--- start of Provided records ---

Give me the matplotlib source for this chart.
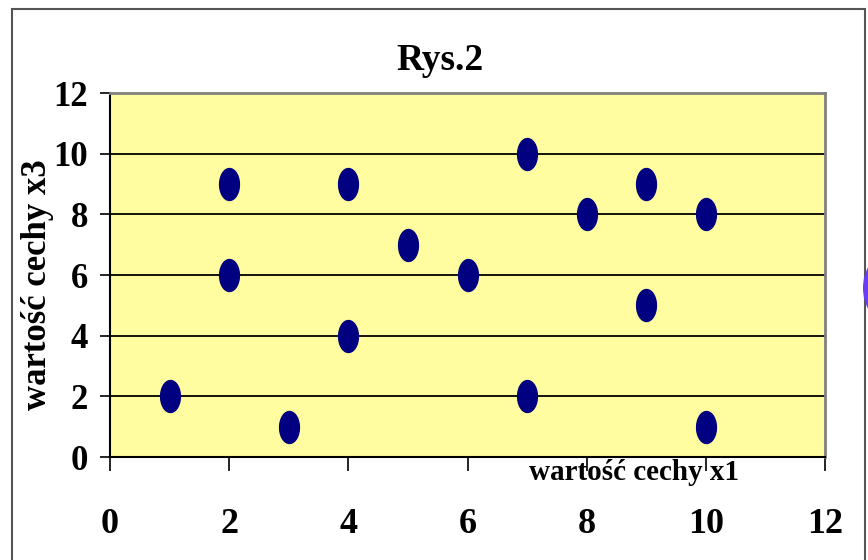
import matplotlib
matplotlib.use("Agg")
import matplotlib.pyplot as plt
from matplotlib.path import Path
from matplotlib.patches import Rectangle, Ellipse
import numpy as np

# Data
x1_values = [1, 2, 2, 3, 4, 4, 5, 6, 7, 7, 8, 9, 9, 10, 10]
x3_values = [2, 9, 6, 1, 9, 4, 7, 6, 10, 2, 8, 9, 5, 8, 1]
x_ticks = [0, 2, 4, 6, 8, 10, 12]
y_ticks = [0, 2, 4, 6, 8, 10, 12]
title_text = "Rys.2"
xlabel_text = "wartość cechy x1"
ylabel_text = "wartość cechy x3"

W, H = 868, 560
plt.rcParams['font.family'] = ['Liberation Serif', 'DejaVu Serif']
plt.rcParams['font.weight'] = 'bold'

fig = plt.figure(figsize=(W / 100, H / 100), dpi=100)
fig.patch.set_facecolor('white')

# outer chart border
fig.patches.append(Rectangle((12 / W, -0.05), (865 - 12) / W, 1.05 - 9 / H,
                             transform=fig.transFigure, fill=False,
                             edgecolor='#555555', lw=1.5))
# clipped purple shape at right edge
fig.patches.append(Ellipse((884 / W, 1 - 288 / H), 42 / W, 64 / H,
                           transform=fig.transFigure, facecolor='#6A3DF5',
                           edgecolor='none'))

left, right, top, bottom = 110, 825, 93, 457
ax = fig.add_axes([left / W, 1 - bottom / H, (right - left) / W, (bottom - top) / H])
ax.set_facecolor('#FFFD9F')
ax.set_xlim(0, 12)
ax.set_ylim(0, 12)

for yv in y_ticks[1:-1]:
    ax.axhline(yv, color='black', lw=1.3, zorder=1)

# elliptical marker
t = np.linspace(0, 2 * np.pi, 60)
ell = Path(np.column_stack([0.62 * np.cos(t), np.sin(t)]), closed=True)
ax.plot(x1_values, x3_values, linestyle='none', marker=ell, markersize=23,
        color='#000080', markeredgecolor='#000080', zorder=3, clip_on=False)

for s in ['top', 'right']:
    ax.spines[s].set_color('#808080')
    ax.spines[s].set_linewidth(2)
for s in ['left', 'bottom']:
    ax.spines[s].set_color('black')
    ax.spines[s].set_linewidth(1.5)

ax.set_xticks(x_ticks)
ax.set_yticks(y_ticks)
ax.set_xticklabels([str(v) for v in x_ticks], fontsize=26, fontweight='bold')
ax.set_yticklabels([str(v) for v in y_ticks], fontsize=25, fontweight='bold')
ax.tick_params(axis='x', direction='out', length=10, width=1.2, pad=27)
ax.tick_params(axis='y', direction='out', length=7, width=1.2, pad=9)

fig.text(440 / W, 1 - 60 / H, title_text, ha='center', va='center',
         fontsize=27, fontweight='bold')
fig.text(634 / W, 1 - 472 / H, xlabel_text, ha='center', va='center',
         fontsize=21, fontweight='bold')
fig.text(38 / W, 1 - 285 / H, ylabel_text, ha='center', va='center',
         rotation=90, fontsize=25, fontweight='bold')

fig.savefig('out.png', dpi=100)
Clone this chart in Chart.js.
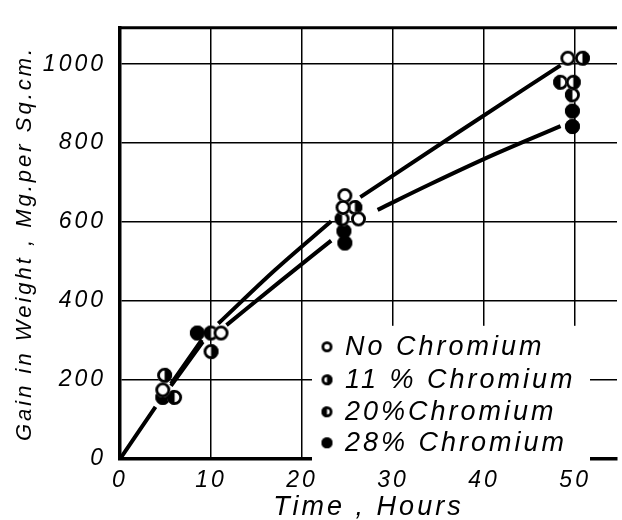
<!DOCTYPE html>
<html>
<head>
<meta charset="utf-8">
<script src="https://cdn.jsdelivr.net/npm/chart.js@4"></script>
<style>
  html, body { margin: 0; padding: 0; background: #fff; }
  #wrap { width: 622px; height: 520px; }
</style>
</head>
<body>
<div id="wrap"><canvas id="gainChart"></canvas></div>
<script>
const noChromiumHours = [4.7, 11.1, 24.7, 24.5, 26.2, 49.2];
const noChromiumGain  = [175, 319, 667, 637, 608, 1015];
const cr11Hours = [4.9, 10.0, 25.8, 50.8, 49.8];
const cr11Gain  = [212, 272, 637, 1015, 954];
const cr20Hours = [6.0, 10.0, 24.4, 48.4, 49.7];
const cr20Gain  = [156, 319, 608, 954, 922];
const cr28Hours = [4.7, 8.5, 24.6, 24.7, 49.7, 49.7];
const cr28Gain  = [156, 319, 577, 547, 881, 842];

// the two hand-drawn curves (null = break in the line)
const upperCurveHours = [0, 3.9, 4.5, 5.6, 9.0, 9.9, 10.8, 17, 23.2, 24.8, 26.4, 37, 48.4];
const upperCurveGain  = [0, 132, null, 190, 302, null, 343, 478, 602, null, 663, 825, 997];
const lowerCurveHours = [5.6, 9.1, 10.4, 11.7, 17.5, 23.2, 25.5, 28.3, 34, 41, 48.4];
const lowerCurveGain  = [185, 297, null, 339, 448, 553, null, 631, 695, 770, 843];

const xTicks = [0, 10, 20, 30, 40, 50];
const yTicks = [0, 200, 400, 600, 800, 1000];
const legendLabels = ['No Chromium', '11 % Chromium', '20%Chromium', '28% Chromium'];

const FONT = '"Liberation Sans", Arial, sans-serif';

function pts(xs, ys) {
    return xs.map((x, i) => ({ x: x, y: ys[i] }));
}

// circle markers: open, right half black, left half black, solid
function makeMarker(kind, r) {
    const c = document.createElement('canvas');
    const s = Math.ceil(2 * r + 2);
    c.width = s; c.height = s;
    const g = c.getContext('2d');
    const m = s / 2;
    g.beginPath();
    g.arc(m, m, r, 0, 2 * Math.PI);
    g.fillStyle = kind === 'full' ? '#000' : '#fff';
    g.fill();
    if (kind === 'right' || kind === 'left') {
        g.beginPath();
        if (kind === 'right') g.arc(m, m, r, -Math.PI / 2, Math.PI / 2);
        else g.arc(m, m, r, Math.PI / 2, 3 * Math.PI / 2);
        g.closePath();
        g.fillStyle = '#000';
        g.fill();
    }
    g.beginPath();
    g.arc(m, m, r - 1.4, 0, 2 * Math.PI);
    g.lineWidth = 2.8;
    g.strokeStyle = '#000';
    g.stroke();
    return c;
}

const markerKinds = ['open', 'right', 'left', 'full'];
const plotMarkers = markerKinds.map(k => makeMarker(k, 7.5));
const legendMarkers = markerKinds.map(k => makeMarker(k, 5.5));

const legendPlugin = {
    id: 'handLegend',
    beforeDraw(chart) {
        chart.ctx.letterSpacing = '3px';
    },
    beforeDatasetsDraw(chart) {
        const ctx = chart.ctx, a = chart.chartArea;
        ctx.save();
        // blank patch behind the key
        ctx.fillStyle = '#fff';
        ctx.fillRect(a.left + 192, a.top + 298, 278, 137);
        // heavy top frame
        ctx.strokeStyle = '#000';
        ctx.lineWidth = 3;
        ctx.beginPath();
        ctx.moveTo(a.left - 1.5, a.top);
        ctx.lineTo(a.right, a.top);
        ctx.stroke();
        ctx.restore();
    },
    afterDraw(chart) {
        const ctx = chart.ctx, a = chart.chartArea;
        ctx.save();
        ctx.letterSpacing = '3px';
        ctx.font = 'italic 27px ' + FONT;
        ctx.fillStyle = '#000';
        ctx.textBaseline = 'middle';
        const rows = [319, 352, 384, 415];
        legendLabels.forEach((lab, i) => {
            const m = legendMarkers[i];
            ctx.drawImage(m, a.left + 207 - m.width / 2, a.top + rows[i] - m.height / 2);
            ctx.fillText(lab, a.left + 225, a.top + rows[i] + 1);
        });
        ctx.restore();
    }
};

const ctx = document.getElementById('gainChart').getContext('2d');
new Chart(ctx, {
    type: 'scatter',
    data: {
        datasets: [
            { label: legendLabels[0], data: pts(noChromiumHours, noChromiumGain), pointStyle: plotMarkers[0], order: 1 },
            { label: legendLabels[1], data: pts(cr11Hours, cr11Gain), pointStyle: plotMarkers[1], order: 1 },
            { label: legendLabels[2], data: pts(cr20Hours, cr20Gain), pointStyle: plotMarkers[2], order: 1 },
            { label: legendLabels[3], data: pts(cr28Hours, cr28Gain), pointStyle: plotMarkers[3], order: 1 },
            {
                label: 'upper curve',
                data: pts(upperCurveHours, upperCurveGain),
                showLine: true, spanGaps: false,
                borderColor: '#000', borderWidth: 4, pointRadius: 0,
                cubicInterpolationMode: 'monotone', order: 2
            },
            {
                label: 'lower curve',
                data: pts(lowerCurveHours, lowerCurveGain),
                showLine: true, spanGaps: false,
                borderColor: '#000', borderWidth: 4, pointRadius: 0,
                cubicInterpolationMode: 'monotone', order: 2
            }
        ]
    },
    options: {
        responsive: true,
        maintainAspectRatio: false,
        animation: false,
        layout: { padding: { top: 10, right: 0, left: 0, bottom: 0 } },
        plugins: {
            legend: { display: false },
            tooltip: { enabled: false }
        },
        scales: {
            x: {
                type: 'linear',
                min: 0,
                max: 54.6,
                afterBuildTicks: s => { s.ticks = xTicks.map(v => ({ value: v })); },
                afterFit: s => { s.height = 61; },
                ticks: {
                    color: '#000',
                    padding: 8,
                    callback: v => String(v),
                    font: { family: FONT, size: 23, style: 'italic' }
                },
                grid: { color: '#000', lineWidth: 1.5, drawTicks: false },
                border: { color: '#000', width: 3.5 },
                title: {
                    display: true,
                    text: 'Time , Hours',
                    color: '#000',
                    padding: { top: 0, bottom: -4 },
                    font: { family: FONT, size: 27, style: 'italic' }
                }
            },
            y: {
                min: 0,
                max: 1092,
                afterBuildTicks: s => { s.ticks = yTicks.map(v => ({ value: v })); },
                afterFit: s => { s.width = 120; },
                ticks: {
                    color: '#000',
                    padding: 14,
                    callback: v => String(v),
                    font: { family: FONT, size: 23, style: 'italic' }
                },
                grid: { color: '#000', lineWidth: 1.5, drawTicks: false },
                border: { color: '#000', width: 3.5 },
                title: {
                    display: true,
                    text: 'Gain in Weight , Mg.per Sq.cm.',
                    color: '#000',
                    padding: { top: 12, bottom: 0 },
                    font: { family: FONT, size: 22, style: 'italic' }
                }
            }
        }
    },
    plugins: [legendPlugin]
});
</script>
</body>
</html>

--- end of Provided records ---
--- start of Provided records ---

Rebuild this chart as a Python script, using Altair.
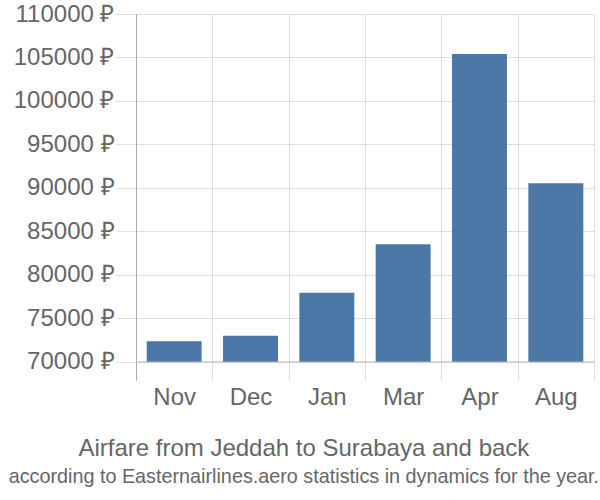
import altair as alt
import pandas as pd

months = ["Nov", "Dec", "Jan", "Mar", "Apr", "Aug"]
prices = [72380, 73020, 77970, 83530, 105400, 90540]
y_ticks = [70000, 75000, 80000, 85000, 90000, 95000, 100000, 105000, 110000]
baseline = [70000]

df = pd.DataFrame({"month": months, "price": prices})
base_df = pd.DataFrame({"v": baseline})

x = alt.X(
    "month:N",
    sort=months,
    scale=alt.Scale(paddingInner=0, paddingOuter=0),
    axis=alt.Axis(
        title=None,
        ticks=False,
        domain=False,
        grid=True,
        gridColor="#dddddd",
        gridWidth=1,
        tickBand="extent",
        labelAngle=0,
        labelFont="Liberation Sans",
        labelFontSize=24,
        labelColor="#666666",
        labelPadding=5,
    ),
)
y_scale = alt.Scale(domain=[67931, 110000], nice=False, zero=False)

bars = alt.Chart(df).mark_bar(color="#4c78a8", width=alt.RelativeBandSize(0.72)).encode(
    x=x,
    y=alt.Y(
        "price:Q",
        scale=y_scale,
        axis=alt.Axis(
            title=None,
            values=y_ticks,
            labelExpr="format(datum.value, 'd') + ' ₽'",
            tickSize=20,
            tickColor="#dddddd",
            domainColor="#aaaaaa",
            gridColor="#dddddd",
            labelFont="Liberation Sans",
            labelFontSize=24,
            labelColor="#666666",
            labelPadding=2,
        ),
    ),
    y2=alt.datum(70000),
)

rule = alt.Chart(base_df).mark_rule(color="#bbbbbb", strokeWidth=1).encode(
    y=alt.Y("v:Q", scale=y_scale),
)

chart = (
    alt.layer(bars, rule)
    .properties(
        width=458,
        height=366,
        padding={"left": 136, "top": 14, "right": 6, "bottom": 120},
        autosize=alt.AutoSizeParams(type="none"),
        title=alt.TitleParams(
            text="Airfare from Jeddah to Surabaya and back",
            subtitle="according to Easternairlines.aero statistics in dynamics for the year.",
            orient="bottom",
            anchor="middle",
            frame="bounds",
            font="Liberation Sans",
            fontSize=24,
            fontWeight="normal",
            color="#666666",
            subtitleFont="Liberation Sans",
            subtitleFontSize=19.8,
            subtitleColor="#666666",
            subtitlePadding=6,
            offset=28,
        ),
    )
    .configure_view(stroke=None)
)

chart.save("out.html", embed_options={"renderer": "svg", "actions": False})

--- end of Provided records ---

Given task: Leave out the pictures, and copy only the lines from the one holding "Rebuild this chart" through the one holding "110000], nice=False, zero=False)", exactly as written.

Output of the exercise:
Rebuild this chart as a Python script, using Altair.
import altair as alt
import pandas as pd

months = ["Nov", "Dec", "Jan", "Mar", "Apr", "Aug"]
prices = [72380, 73020, 77970, 83530, 105400, 90540]
y_ticks = [70000, 75000, 80000, 85000, 90000, 95000, 100000, 105000, 110000]
baseline = [70000]

df = pd.DataFrame({"month": months, "price": prices})
base_df = pd.DataFrame({"v": baseline})

x = alt.X(
    "month:N",
    sort=months,
    scale=alt.Scale(paddingInner=0, paddingOuter=0),
    axis=alt.Axis(
        title=None,
        ticks=False,
        domain=False,
        grid=True,
        gridColor="#dddddd",
        gridWidth=1,
        tickBand="extent",
        labelAngle=0,
        labelFont="Liberation Sans",
        labelFontSize=24,
        labelColor="#666666",
        labelPadding=5,
    ),
)
y_scale = alt.Scale(domain=[67931, 110000], nice=False, zero=False)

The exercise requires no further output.